- **WHAT YOU ARE ASKED TO DO**:
Among the entries below, one stretch runs from the line that contains "Generate a LaTeX" through the line that contains "(t1 gen) at". Repeat that stretch exactly, ends included, and only that.

- **EXERCISE MATERIAL**:
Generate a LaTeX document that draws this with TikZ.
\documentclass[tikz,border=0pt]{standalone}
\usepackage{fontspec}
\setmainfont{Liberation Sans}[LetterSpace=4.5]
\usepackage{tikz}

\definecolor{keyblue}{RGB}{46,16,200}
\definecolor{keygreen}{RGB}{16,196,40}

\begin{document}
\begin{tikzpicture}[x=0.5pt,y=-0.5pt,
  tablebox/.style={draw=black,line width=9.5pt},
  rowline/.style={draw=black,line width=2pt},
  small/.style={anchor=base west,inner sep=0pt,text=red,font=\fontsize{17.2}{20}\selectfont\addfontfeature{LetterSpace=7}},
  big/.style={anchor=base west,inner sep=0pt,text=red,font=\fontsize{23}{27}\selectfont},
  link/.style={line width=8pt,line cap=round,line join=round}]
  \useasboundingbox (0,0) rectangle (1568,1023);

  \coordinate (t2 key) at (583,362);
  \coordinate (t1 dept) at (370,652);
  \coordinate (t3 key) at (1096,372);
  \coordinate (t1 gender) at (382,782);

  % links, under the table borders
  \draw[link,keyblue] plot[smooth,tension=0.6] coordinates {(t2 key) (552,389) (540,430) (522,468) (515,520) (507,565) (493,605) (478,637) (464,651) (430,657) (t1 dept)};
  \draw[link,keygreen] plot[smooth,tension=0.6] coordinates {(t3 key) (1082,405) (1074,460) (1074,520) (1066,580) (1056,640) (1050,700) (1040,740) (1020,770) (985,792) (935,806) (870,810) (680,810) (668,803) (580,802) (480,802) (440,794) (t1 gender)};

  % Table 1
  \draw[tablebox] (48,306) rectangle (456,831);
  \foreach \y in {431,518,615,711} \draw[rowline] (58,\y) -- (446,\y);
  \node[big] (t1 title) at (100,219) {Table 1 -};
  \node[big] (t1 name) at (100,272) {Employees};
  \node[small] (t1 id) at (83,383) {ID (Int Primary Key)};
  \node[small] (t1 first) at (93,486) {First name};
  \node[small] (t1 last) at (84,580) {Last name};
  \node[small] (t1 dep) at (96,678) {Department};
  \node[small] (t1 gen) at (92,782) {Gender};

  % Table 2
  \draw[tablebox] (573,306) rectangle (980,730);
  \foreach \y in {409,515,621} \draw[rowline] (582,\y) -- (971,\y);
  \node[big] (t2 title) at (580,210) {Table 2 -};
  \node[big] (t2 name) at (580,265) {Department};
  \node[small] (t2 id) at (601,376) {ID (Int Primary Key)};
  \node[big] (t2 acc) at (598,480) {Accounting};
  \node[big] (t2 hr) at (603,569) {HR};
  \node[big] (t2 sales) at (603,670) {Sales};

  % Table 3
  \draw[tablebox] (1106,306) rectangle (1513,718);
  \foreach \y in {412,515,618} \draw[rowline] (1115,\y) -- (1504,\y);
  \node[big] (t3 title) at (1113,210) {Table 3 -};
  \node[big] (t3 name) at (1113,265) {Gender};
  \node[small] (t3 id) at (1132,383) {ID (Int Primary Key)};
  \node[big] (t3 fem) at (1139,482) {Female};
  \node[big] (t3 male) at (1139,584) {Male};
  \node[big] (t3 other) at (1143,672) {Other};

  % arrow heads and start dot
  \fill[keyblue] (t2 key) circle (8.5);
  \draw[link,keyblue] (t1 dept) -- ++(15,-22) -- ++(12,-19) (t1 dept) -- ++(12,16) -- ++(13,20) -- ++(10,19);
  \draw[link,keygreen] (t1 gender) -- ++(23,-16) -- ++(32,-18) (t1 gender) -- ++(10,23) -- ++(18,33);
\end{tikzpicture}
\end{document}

* * *

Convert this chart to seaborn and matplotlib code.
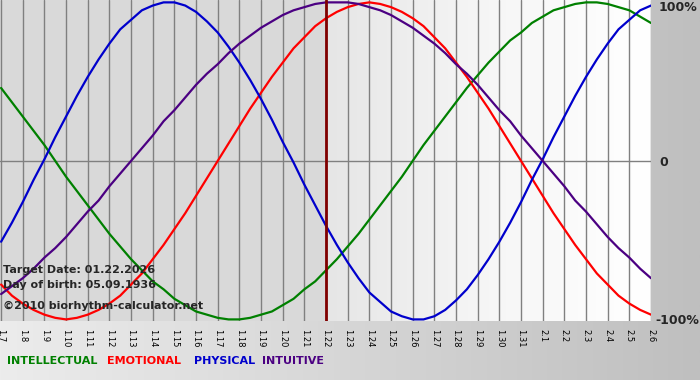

- **EXERCISE RESPONSE**:
Generate a LaTeX document that draws this with TikZ.
\documentclass[tikz,border=0pt]{standalone}
\usepackage{fontspec}
\setmainfont{Liberation Sans}[LetterSpace=4.5]
\usepackage{tikz}

\definecolor{keyblue}{RGB}{46,16,200}
\definecolor{keygreen}{RGB}{16,196,40}

\begin{document}
\begin{tikzpicture}[x=0.5pt,y=-0.5pt,
  tablebox/.style={draw=black,line width=9.5pt},
  rowline/.style={draw=black,line width=2pt},
  small/.style={anchor=base west,inner sep=0pt,text=red,font=\fontsize{17.2}{20}\selectfont\addfontfeature{LetterSpace=7}},
  big/.style={anchor=base west,inner sep=0pt,text=red,font=\fontsize{23}{27}\selectfont},
  link/.style={line width=8pt,line cap=round,line join=round}]
  \useasboundingbox (0,0) rectangle (1568,1023);

  \coordinate (t2 key) at (583,362);
  \coordinate (t1 dept) at (370,652);
  \coordinate (t3 key) at (1096,372);
  \coordinate (t1 gender) at (382,782);

  % links, under the table borders
  \draw[link,keyblue] plot[smooth,tension=0.6] coordinates {(t2 key) (552,389) (540,430) (522,468) (515,520) (507,565) (493,605) (478,637) (464,651) (430,657) (t1 dept)};
  \draw[link,keygreen] plot[smooth,tension=0.6] coordinates {(t3 key) (1082,405) (1074,460) (1074,520) (1066,580) (1056,640) (1050,700) (1040,740) (1020,770) (985,792) (935,806) (870,810) (680,810) (668,803) (580,802) (480,802) (440,794) (t1 gender)};

  % Table 1
  \draw[tablebox] (48,306) rectangle (456,831);
  \foreach \y in {431,518,615,711} \draw[rowline] (58,\y) -- (446,\y);
  \node[big] (t1 title) at (100,219) {Table 1 -};
  \node[big] (t1 name) at (100,272) {Employees};
  \node[small] (t1 id) at (83,383) {ID (Int Primary Key)};
  \node[small] (t1 first) at (93,486) {First name};
  \node[small] (t1 last) at (84,580) {Last name};
  \node[small] (t1 dep) at (96,678) {Department};
  \node[small] (t1 gen) at (92,782) {Gender};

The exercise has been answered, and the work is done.